Je zou soms echt het hoofd willen bieden aan sommige verleidingen, want je voelt dat je zult worden meegesleept in ellendige avonturen, als je geen weerstand biedt. Maar ondanks dat verlangen, slaag je er niet in je te beheersen en je bezwijkt. Waarom? Omdat je vanbinnen geen liefde hebt ontwikkeld voor iets mooiers, iets groters dat zich zou kunnen verzetten tegen je instincten. Als je die liefde zou bezitten, zou zij het gevecht aangaan en je in staat stellen te overwinnen.
Wilskracht alleen volstaat niet om te vechten; vroeg of laat zal zij toch capituleren. Het volstaat niet te zeggen: ‘Ik zal me niet laten meeslepen, ik zal weerstand bieden...’ Om weerstand te bieden tegen hetgeen je naar beneden trekt, moet je geholpen worden door een kracht die je optilt naar een hogere wereld: een verheven ideaal.  

Bestudeer de krachten die je gewoonlijk beschouwt als slecht en je zult merken dat zij misschien niet zo slecht zijn als je dacht. Hoeveel voorbeelden tonen ons niet dat wat slecht is voor de enen, niet noodzakelijk slecht is voor de anderen! Sommige dieren hebben een buitengewone weerstand tegen het vuur, andere tegen de kou, weer andere tegen vergif en nog andere tegen voedselgebrek. Bepaalde dieren sterven zelfs niet, wanneer men hen in tweeën snijdt...

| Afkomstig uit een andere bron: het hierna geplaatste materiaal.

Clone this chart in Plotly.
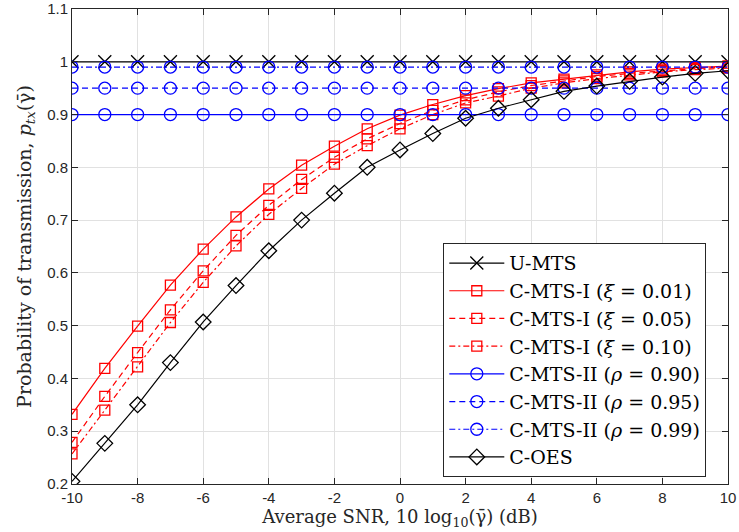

De ideeën die de mensen bedacht hebben over het kwaad, zijn hun eigen ideeën en zijn zeker niet universeel geldig. Zij kunnen immers niet weten wat het kwaad is, zolang zij erover oordelen volgens hun zwakheden of beperktheden. Wanneer zij dichter bij de volmaaktheid zullen komen, zullen zij van mening veranderen. Zoals de Ingewijden, die naast dat angstaanjagende aspect van het kwaad dat de zwakkelingen bang maakt, er een heilzame kracht in kunnen vinden of zelfs een vriend.